- **MATERIAL**
** begin **

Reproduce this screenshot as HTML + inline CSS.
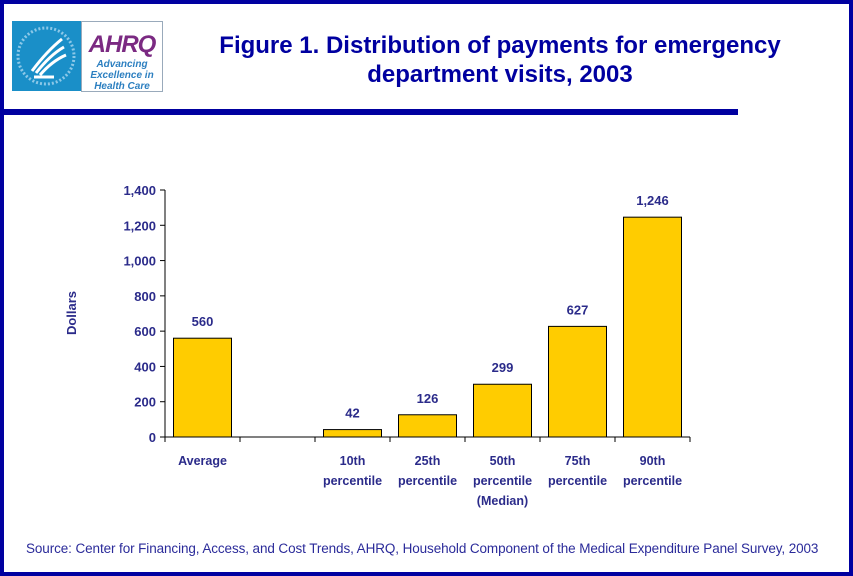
<!DOCTYPE html>
<html><head><meta charset="utf-8"><style>
body{margin:0;width:853px;height:576px;overflow:hidden;background:#fff;font-family:"Liberation Sans",Arial,sans-serif}
#frame{position:absolute;left:0;top:0;width:845px;height:568px;border:4px solid #0000a0}
.abs{position:absolute}
</style></head><body>
<div id="frame"></div>
<div class="abs" style="left:12px;top:21px;width:69px;height:70px;background:#1a8fc8">
<svg width="69" height="70"><circle cx="34" cy="35" r="28" fill="none" stroke="#8cc8e8" stroke-width="3" stroke-dasharray="2 2"/><path d="M20 50 Q35 30 50 18 M24 52 Q38 34 52 26 M28 54 Q40 40 54 34 M22 56 L42 56" stroke="#fff" stroke-width="3" fill="none"/></svg></div>
<div class="abs" style="left:81px;top:21px;width:80px;height:69px;border:1px solid #9ab;background:#fff;text-align:center">
<div style="font:italic bold 24px 'Liberation Sans',sans-serif;color:#7b2a82;margin-top:9px;letter-spacing:-1px">AHRQ</div>
<div style="font:italic bold 10px 'Liberation Sans',sans-serif;color:#2c7fc0;line-height:11px">Advancing<br>Excellence in<br>Health Care</div></div>
<div class="abs" style="left:180px;top:31px;width:640px;text-align:center;font-weight:bold;font-size:24px;line-height:29px;color:#0000a0">Figure 1. Distribution of payments for emergency department visits, 2003</div>
<div class="abs" style="left:0;top:109px;width:738px;height:6px;background:#0000a0"></div>
<svg class="abs" style="left:0;top:0" width="853" height="576" id="chart"></svg>
<div class="abs" style="left:26px;top:541px;font-size:13.5px;color:#2b2b9a;letter-spacing:-0.1px;white-space:nowrap">Source: Center for Financing, Access, and Cost Trends, AHRQ, Household Component of the Medical Expenditure Panel Survey, 2003</div>
<script>
const categories=[["Average"],[],["10th","percentile"],["25th","percentile"],["50th","percentile","(Median)"],["75th","percentile"],["90th","percentile"]];
const values=[560,null,42,126,299,627,1246];
const valueLabels=["560","","42","126","299","627","1,246"];
const yTicks=[0,200,400,600,800,1000,1200,1400];
const yTickLabels=["0","200","400","600","800","1,000","1,200","1,400"];
const svg=document.getElementById('chart');const NS='http://www.w3.org/2000/svg';
const x0=165,bw=75,y0=437,yTop=190,yMax=1400;
const y=v=>y0-(v/yMax)*(y0-yTop);
const xs=i=>x0+i*bw;
function mk(t,a,txt){const e=document.createElementNS(NS,t);for(const k in a)e.setAttribute(k,a[k]);if(txt!=null)e.textContent=txt;svg.appendChild(e);return e;}
const C='#2b2b8a';
let e=mk('line',{x1:x0,y1:yTop,x2:x0,y2:y0,stroke:'#000'});

e=mk('line',{x1:x0,y1:y0,x2:xs(categories.length),y2:y0,stroke:'#000'});

yTicks.forEach((t,i)=>{
 e=mk('line',{x1:x0-5,y1:y(t),x2:x0,y2:y(t),stroke:'#000'});
 
 e=mk('text',{x:x0-9,y:y(t)+5,'text-anchor':'end','font-size':'13','font-weight':'bold',fill:C},yTickLabels[i]);
 
});
for(let i=0;i<=categories.length;i++){e=mk('line',{x1:xs(i),y1:y0,x2:xs(i),y2:y0+5,stroke:'#000'});
 }
e=mk('text',{x:76,y:313,'text-anchor':'middle','font-size':'13','font-weight':'bold',fill:C,transform:'rotate(-90 76 313)'},'Dollars');

categories.forEach((c,i)=>{
 const cx=xs(i)+bw/2;
 c.forEach((ln,j)=>{e=mk('text',{x:cx,y:465+j*20,'text-anchor':'middle','font-size':'12.5','font-weight':'bold',fill:C},ln);
  });
 if(values[i]==null)return;
 e=mk('rect',{x:cx-29,y:y(values[i]),width:58,height:y0-y(values[i]),fill:'#ffcc00',stroke:'#000','stroke-width':1});
 
 e=mk('text',{x:cx,y:y(values[i])-12,'text-anchor':'middle','font-size':'13','font-weight':'bold',fill:C},valueLabels[i]);
 
});
</script>
</body></html>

** end **

- **WHAT YOU SHOULD DO**
Every line above should be returned word for word, with the pictures left behind.

- **REPLY**
Reproduce this screenshot as HTML + inline CSS.
<!DOCTYPE html>
<html><head><meta charset="utf-8"><style>
body{margin:0;width:853px;height:576px;overflow:hidden;background:#fff;font-family:"Liberation Sans",Arial,sans-serif}
#frame{position:absolute;left:0;top:0;width:845px;height:568px;border:4px solid #0000a0}
.abs{position:absolute}
</style></head><body>
<div id="frame"></div>
<div class="abs" style="left:12px;top:21px;width:69px;height:70px;background:#1a8fc8">
<svg width="69" height="70"><circle cx="34" cy="35" r="28" fill="none" stroke="#8cc8e8" stroke-width="3" stroke-dasharray="2 2"/><path d="M20 50 Q35 30 50 18 M24 52 Q38 34 52 26 M28 54 Q40 40 54 34 M22 56 L42 56" stroke="#fff" stroke-width="3" fill="none"/></svg></div>
<div class="abs" style="left:81px;top:21px;width:80px;height:69px;border:1px solid #9ab;background:#fff;text-align:center">
<div style="font:italic bold 24px 'Liberation Sans',sans-serif;color:#7b2a82;margin-top:9px;letter-spacing:-1px">AHRQ</div>
<div style="font:italic bold 10px 'Liberation Sans',sans-serif;color:#2c7fc0;line-height:11px">Advancing<br>Excellence in<br>Health Care</div></div>
<div class="abs" style="left:180px;top:31px;width:640px;text-align:center;font-weight:bold;font-size:24px;line-height:29px;color:#0000a0">Figure 1. Distribution of payments for emergency department visits, 2003</div>
<div class="abs" style="left:0;top:109px;width:738px;height:6px;background:#0000a0"></div>
<svg class="abs" style="left:0;top:0" width="853" height="576" id="chart"></svg>
<div class="abs" style="left:26px;top:541px;font-size:13.5px;color:#2b2b9a;letter-spacing:-0.1px;white-space:nowrap">Source: Center for Financing, Access, and Cost Trends, AHRQ, Household Component of the Medical Expenditure Panel Survey, 2003</div>
<script>
const categories=[["Average"],[],["10th","percentile"],["25th","percentile"],["50th","percentile","(Median)"],["75th","percentile"],["90th","percentile"]];
const values=[560,null,42,126,299,627,1246];
const valueLabels=["560","","42","126","299","627","1,246"];
const yTicks=[0,200,400,600,800,1000,1200,1400];
const yTickLabels=["0","200","400","600","800","1,000","1,200","1,400"];
const svg=document.getElementById('chart');const NS='http://www.w3.org/2000/svg';
const x0=165,bw=75,y0=437,yTop=190,yMax=1400;
const y=v=>y0-(v/yMax)*(y0-yTop);
const xs=i=>x0+i*bw;
function mk(t,a,txt){const e=document.createElementNS(NS,t);for(const k in a)e.setAttribute(k,a[k]);if(txt!=null)e.textContent=txt;svg.appendChild(e);return e;}
const C='#2b2b8a';
let e=mk('line',{x1:x0,y1:yTop,x2:x0,y2:y0,stroke:'#000'});

e=mk('line',{x1:x0,y1:y0,x2:xs(categories.length),y2:y0,stroke:'#000'});

yTicks.forEach((t,i)=>{
 e=mk('line',{x1:x0-5,y1:y(t),x2:x0,y2:y(t),stroke:'#000'});
 
 e=mk('text',{x:x0-9,y:y(t)+5,'text-anchor':'end','font-size':'13','font-weight':'bold',fill:C},yTickLabels[i]);
 
});
for(let i=0;i<=categories.length;i++){e=mk('line',{x1:xs(i),y1:y0,x2:xs(i),y2:y0+5,stroke:'#000'});
 }
e=mk('text',{x:76,y:313,'text-anchor':'middle','font-size':'13','font-weight':'bold',fill:C,transform:'rotate(-90 76 313)'},'Dollars');

categories.forEach((c,i)=>{
 const cx=xs(i)+bw/2;
 c.forEach((ln,j)=>{e=mk('text',{x:cx,y:465+j*20,'text-anchor':'middle','font-size':'12.5','font-weight':'bold',fill:C},ln);
  });
 if(values[i]==null)return;
 e=mk('rect',{x:cx-29,y:y(values[i]),width:58,height:y0-y(values[i]),fill:'#ffcc00',stroke:'#000','stroke-width':1});
 
 e=mk('text',{x:cx,y:y(values[i])-12,'text-anchor':'middle','font-size':'13','font-weight':'bold',fill:C},valueLabels[i]);
 
});
</script>
</body></html>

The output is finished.